Campbell’s combine spider chart is nearly completely colored in, which means that he has incredible size, speed, and burst for the position. His 95th-percentile three-cone drill is leading the way but all of his metrics are off the charts. An excellent run defender with the ability to play man and in zone, his biggest concern coming into the combine was burst, but he was able to do very well in those tests. Potentially lacking the stud factor overall, Campbell can walk into any NFL defense and get work right away.

Owen Pappoe, Auburn

While being undersized, Pappoe had an extremely productive combine, posting a 98th percentile 40, a 96th percentile 10 yard, and above average burst metrics. He is exactly the type of player I tend to fall for going into drafts – a good value player with questionable size and extremely good athleticism for the position. If he can add some weight to his frame without losing that speed and power, there could be some good playing time in his future.

Trenton Simpson, Clemson

Likely the first linebacker taken in the draft before the combine, Simpson could have skipped it, but he did end up working out and putting up excellent numbers for his size. A 97th percentile 40 with a great 10-yard split solidifies what Simpson can do on film. He needs to improve the mental side of the game to take that step to the next level, but his combine left no detractors to his speed.


Brian Branch, Alabama

While he played a lot of nickel corner during his time in Alabama, I’m projecting Branch as a plus safety at the next level. NFL defensive coordinators are going to love his ability to play all over the field and we know that snaps equal IDP points. His combine was medium to be sure, but where he wins is on the mental side of the game. He still posted above-average tests in both burst and speed. Expect Branch to be the first safety taken in the real and IDP drafts.
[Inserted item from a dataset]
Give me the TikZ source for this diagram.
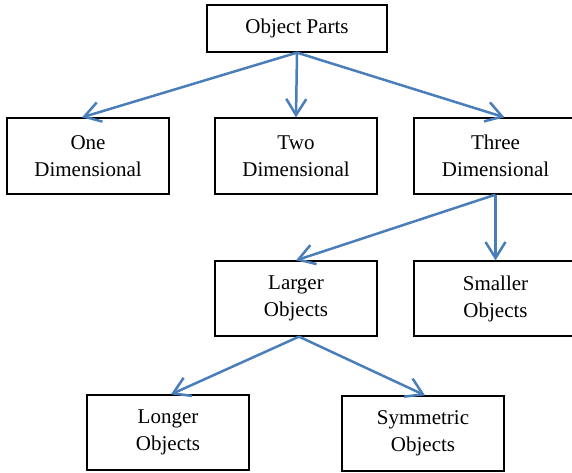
\documentclass[tikz,border=0pt]{standalone}
\usepackage{fontspec}
\setmainfont{Liberation Serif}
\usetikzlibrary{arrows.meta}
\definecolor{linkblue}{RGB}{74,126,187}
\begin{document}
\begin{tikzpicture}[x=1pt,y=1pt,
  box/.style={draw=black, line width=1.3pt, rectangle, inner sep=0pt, align=center,
    font=\fontsize{21}{27}\selectfont},
  link/.style={draw=linkblue, line width=2.5pt, -{Straight Barb[length=16pt,width=20pt,line width=2.5pt]}}]
\useasboundingbox (0,0) rectangle (572,472);
\fill[white] (0,0) rectangle (572,472);
\node[box, minimum width=180pt, minimum height=47pt] (obj) at (297,443.5) {Object Parts};
\node[box, minimum width=162pt, minimum height=76pt] (one) at (88,316) {One\\Dimensional};
\node[box, minimum width=162pt, minimum height=76pt] (two) at (296,316) {Two\\Dimensional};
\node[box, minimum width=163pt, minimum height=76pt] (three) at (495.5,316) {Three\\Dimensional};
\node[box, minimum width=162pt, minimum height=75pt] (larger) at (296,173.5) {Larger\\Objects};
\node[box, minimum width=163pt, minimum height=75pt] (smaller) at (495.5,173.5) {Smaller\\Objects};
\node[box, minimum width=162pt, minimum height=75pt] (longer) at (168,39.5) {Longer\\Objects};
\node[box, minimum width=162pt, minimum height=75pt] (sym) at (423,38.5) {Symmetric\\Objects};
\draw[link] (obj.south) -- ([xshift=-6pt]one.north);
\draw[link] (obj.south) -- (two.north);
\draw[link] (obj.south) -- ([xshift=9pt]three.north);
\draw[link] (three.south) -- (larger.north);
\draw[link] (three.south) -- (smaller.north);
\draw[link] ([xshift=3pt]larger.south) -- ([xshift=3pt]longer.north);
\draw[link] ([xshift=3pt]larger.south) -- ([xshift=2pt]sym.north);
\end{tikzpicture}
\end{document}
Antonio Johnson, Texas A&M

A real downhill type of safety, Johnson showcased his nice blend of size and speed with 86th percentile height and a 64th percentile 40. He also showed off an impressive wingspan that you can see on film. With his size, I expect him to be used very close to the line of scrimmage because he needs some work to play as a true free safety.


DJ Turner, Michigan

Any combine article wouldn’t be complete without the fastest 40-timed player in the class. Turner blazed a 4.26 40 which is top 10 all time. We all know speed wins in the NFL but Turner needs some work on dealing with the bigger offensive weapons he could be lined up against. As the NFL continues to get more shifty and prioritize separation, players who can close those gaps quickly could see increased work.

Christian Gonzalez, Oregon

Already the top corner on post boards. Gonzalez did not disappoint at all at the combine. He is an extremely well-rounded player and very gifted athletically. He had plus metrics in all the size speed tests and had 95th percentile or better in the burst metrics. If he can corral some technique blemishes, Gonzalez will easily be a long-term force and menace at the defensive back position.